On top of being rare in Manitoba, cougars are a very nomadic species in general. Watkins told the Manitoban that “radio collared cougars from the South Dakota population have ended up in Saskatchewan, Montana, Minnesota, Wisconsin, and Connecticut.”
“Males tend to travel farther than females, but both sexes have now been shown to disperse long distances,” Watkins added.
In order to map cougar occurrence and prevalence in the province, Manitoba Conservation relies heavily on the public — especially rural Manitobans — to communicate sightings and suspicion of cougar sign. That being said, eyewitness accounts notoriously lack credibility. Watkins noted in his Wildlife Society presentation that roughly 80 per cent of all reported sightings in the past were, upon closer inspection, later deemed unreliable.
What’s the explanation for this mass misidentification? Surely, someone would have to be rather certain of what they saw to go out of their way to contact Manitoba Conservation or the local authorities? Watkins thinks it’s related to increasing “urbanization” and “an ongoing separation from nature.”

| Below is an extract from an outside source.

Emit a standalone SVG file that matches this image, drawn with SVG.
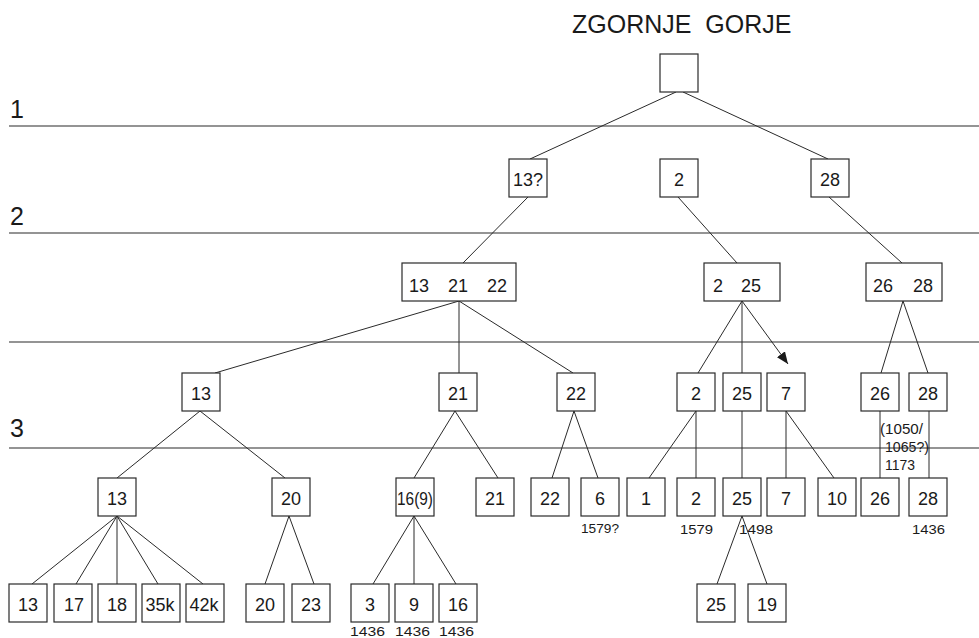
<svg xmlns="http://www.w3.org/2000/svg" width="979" height="638" viewBox="0 0 979 638">
<style>
.b{fill:#fff;stroke:#2a2a2a;stroke-width:1.2}
.t{font-family:"Liberation Sans",Arial,sans-serif;font-size:18px;fill:#1a1a1a;text-anchor:middle}
.ts{font-family:"Liberation Sans",Arial,sans-serif;font-size:18px;fill:#1a1a1a}
.d{font-family:"Liberation Sans",Arial,sans-serif;font-size:15.5px;fill:#1a1a1a}
.s{font-family:"Liberation Sans",Arial,sans-serif;font-size:12px;fill:#1a1a1a}
.c{stroke:#2a2a2a;stroke-width:1;fill:none}
.sep{stroke:#2a2a2a;stroke-width:1.2}
.big{font-family:"Liberation Sans",Arial,sans-serif;font-size:25px;fill:#1a1a1a}
</style>
<defs>
<marker id="arr" viewBox="0 0 12 10" refX="12" refY="5" markerWidth="12" markerHeight="10" markerUnits="userSpaceOnUse" orient="auto">
<path d="M0,0 L12,5 L0,10 Z" fill="#1a1a1a"/>
</marker>
</defs>
<rect width="979" height="638" fill="#fff"/>
<text class="big" x="572" y="33" xml:space="preserve">ZGORNJE  GORJE</text>
<g id="levels">
<line class="sep" x1="9" y1="126" x2="979" y2="126"/>
<line class="sep" x1="9" y1="233" x2="979" y2="233"/>
<line class="sep" x1="9" y1="342" x2="979" y2="342"/>
<line class="sep" x1="9" y1="448" x2="979" y2="448"/>
<text class="big" x="10" y="118">1</text>
<text class="big" x="10" y="225">2</text>
<text class="big" x="10" y="437">3</text>
</g>
<g id="connectors">
<line class="c" x1="676" y1="92" x2="530" y2="159"/>
<line class="c" x1="683" y1="92" x2="828" y2="159"/>
<line class="c" x1="528" y1="197" x2="463" y2="263"/>
<line class="c" x1="678" y1="197" x2="737" y2="263"/>
<line class="c" x1="829" y1="197" x2="902" y2="263"/>
<line class="c" x1="459" y1="301" x2="215" y2="373"/>
<line class="c" x1="459" y1="301" x2="459" y2="373"/>
<line class="c" x1="459" y1="301" x2="573" y2="373"/>
<line class="c" x1="742" y1="301" x2="698" y2="373"/>
<line class="c" x1="742" y1="301" x2="742" y2="373"/>
<line class="c" x1="742" y1="301" x2="788" y2="364" marker-end="url(#arr)"/>
<line class="c" x1="903" y1="301" x2="881" y2="373"/>
<line class="c" x1="903" y1="301" x2="928" y2="373"/>
<line class="c" x1="200" y1="411" x2="117" y2="478"/>
<line class="c" x1="200" y1="411" x2="285" y2="478"/>
<line class="c" x1="455" y1="411" x2="414" y2="478"/>
<line class="c" x1="455" y1="411" x2="498" y2="478"/>
<line class="c" x1="574" y1="411" x2="552" y2="478"/>
<line class="c" x1="574" y1="411" x2="598" y2="478"/>
<line class="c" x1="696" y1="411" x2="649" y2="478"/>
<line class="c" x1="696" y1="411" x2="696" y2="478"/>
<line class="c" x1="742" y1="411" x2="742" y2="478"/>
<line class="c" x1="786" y1="411" x2="786" y2="478"/>
<line class="c" x1="786" y1="411" x2="834" y2="478"/>
<line class="c" x1="880" y1="411" x2="880" y2="478"/>
<line class="c" x1="929" y1="411" x2="929" y2="478"/>
<line class="c" x1="117" y1="516" x2="32" y2="584"/>
<line class="c" x1="117" y1="516" x2="76" y2="584"/>
<line class="c" x1="117" y1="516" x2="117" y2="584"/>
<line class="c" x1="117" y1="516" x2="158" y2="584"/>
<line class="c" x1="117" y1="516" x2="203" y2="584"/>
<line class="c" x1="289" y1="516" x2="265" y2="584"/>
<line class="c" x1="289" y1="516" x2="314" y2="584"/>
<line class="c" x1="414" y1="516" x2="373" y2="584"/>
<line class="c" x1="414" y1="516" x2="414" y2="584"/>
<line class="c" x1="414" y1="516" x2="456" y2="584"/>
<line class="c" x1="742" y1="516" x2="717" y2="584"/>
<line class="c" x1="742" y1="516" x2="767" y2="584"/>
</g>
<g id="root"><rect class="b" x="660" y="54" width="38" height="38"/></g>
<g id="n13q"><rect class="b" x="509" y="159" width="38" height="38"/><text class="t" x="528" y="186">13?</text></g>
<g id="n2"><rect class="b" x="660" y="159" width="38" height="38"/><text class="t" x="679" y="186">2</text></g>
<g id="n28"><rect class="b" x="811" y="159" width="38" height="38"/><text class="t" x="830" y="186">28</text></g>
<g id="n13-21-22"><rect class="b" x="402" y="263" width="114" height="38"/><text class="ts" x="409" y="292">13</text><text class="ts" x="448" y="292">21</text><text class="ts" x="487" y="292">22</text></g>
<g id="n2-25"><rect class="b" x="704" y="263" width="76" height="38"/><text class="ts" x="713" y="292">2</text><text class="ts" x="741" y="292">25</text></g>
<g id="n26-28"><rect class="b" x="866" y="263" width="76" height="38"/><text class="ts" x="873" y="292">26</text><text class="ts" x="913" y="292">28</text></g>
<g id="l3-13"><rect class="b" x="182" y="373" width="38" height="38"/><text class="t" x="201" y="400">13</text></g>
<g id="l3-21"><rect class="b" x="439" y="373" width="38" height="38"/><text class="t" x="458" y="400">21</text></g>
<g id="l3-22"><rect class="b" x="557" y="373" width="38" height="38"/><text class="t" x="576" y="400">22</text></g>
<g id="l3-2"><rect class="b" x="677" y="373" width="38" height="38"/><text class="t" x="696" y="400">2</text></g>
<g id="l3-25"><rect class="b" x="723" y="373" width="38" height="38"/><text class="t" x="742" y="400">25</text></g>
<g id="l3-7"><rect class="b" x="767" y="373" width="38" height="38"/><text class="t" x="786" y="400">7</text></g>
<g id="l3-26"><rect class="b" x="861" y="373" width="38" height="38"/><text class="t" x="880" y="400">26</text></g>
<g id="l3-28"><rect class="b" x="909" y="373" width="38" height="38"/><text class="t" x="928" y="400">28</text></g>
<g id="l4-13"><rect class="b" x="98" y="478" width="38" height="38"/><text class="t" x="117" y="505">13</text></g>
<g id="l4-20"><rect class="b" x="272" y="478" width="38" height="38"/><text class="t" x="291" y="505">20</text></g>
<g id="l4-16-9"><rect class="b" x="396" y="478" width="38" height="38"/><text class="ts" x="397" y="505" textLength="36" lengthAdjust="spacingAndGlyphs">16(9)</text></g>
<g id="l4-21"><rect class="b" x="476" y="478" width="38" height="38"/><text class="t" x="495" y="505">21</text></g>
<g id="l4-22"><rect class="b" x="531" y="478" width="38" height="38"/><text class="t" x="550" y="505">22</text></g>
<g id="l4-6"><rect class="b" x="581" y="478" width="38" height="38"/><text class="t" x="600" y="505">6</text><text class="s" x="581" y="533" textLength="38" lengthAdjust="spacingAndGlyphs">1579?</text></g>
<g id="l4-1"><rect class="b" x="627" y="478" width="38" height="38"/><text class="t" x="646" y="505">1</text></g>
<g id="l4-2"><rect class="b" x="677" y="478" width="38" height="38"/><text class="t" x="696" y="505">2</text><text class="s" x="680" y="534" textLength="33" lengthAdjust="spacingAndGlyphs">1579</text></g>
<g id="l4-25"><rect class="b" x="723" y="478" width="38" height="38"/><text class="t" x="742" y="505">25</text><text class="s" x="739" y="534" textLength="34" lengthAdjust="spacingAndGlyphs">1498</text></g>
<g id="l4-7"><rect class="b" x="767" y="478" width="38" height="38"/><text class="t" x="786" y="505">7</text></g>
<g id="l4-10"><rect class="b" x="818" y="478" width="38" height="38"/><text class="t" x="837" y="505">10</text></g>
<g id="l4-26"><rect class="b" x="861" y="478" width="38" height="38"/><text class="t" x="880" y="505">26</text></g>
<g id="l4-28"><rect class="b" x="909" y="478" width="38" height="38"/><text class="t" x="928" y="505">28</text><text class="s" x="912" y="534" textLength="33" lengthAdjust="spacingAndGlyphs">1436</text></g>
<g id="date-26">
<text class="d" x="880" y="434" textLength="43" lengthAdjust="spacingAndGlyphs">(1050/</text>
<text class="d" x="885" y="452" textLength="44" lengthAdjust="spacingAndGlyphs">1065?)</text>
<text class="d" x="885" y="470" textLength="30" lengthAdjust="spacingAndGlyphs">1173</text>
</g>
<g id="l5-13"><rect class="b" x="9" y="584" width="38" height="38"/><text class="t" x="28" y="611">13</text></g>
<g id="l5-17"><rect class="b" x="54" y="584" width="38" height="38"/><text class="t" x="74" y="611">17</text></g>
<g id="l5-18"><rect class="b" x="98" y="584" width="38" height="38"/><text class="t" x="117" y="611">18</text></g>
<g id="l5-35k"><rect class="b" x="142" y="584" width="38" height="38"/><text class="t" x="160" y="611">35k</text></g>
<g id="l5-42k"><rect class="b" x="186" y="584" width="38" height="38"/><text class="t" x="204" y="611">42k</text></g>
<g id="l5-20"><rect class="b" x="246" y="584" width="38" height="38"/><text class="t" x="265" y="611">20</text></g>
<g id="l5-23"><rect class="b" x="292" y="584" width="38" height="38"/><text class="t" x="311" y="611">23</text></g>
<g id="l5-3"><rect class="b" x="351" y="584" width="38" height="38"/><text class="t" x="370" y="611">3</text><text class="s" x="350" y="636" textLength="35" lengthAdjust="spacingAndGlyphs">1436</text></g>
<g id="l5-9"><rect class="b" x="395" y="584" width="38" height="38"/><text class="t" x="414" y="611">9</text><text class="s" x="395" y="636" textLength="35" lengthAdjust="spacingAndGlyphs">1436</text></g>
<g id="l5-16"><rect class="b" x="439" y="584" width="38" height="38"/><text class="t" x="458" y="611">16</text><text class="s" x="439" y="636" textLength="35" lengthAdjust="spacingAndGlyphs">1436</text></g>
<g id="l5-25"><rect class="b" x="697" y="584" width="38" height="38"/><text class="t" x="716" y="611">25</text></g>
<g id="l5-19"><rect class="b" x="748" y="584" width="38" height="38"/><text class="t" x="767" y="611">19</text></g>
</svg>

“People just aren’t as familiar with the flora and fauna of Manitoba as their rural parents and grandparents were, and make mistakes when trying to identify an animal,” Watkins added.
Whenever a cougar spotting occurs, the conversation in the media invariably turns to the safety of people in the area. For those unduly weary of being attacked: the odds of a fatal interaction are negligible at best — less than one a year in all of North America. A cougar behaving normally is no more a threat than any other large predatory animal; this includes black bears, wolves, coyotes, etc.. For some additional context: according to Watkins, “in Canada, there were 28 fatal dog attacks on people between 1990 and 2007.”
Growing up in Manitoba, there has been a sort of mystified version of the cougar that has always grabbed me. Watkins’s informative talk at the Wildlife Society did well to fasten my sights on the truly more complex and interesting matter of Manitoba’s cougars.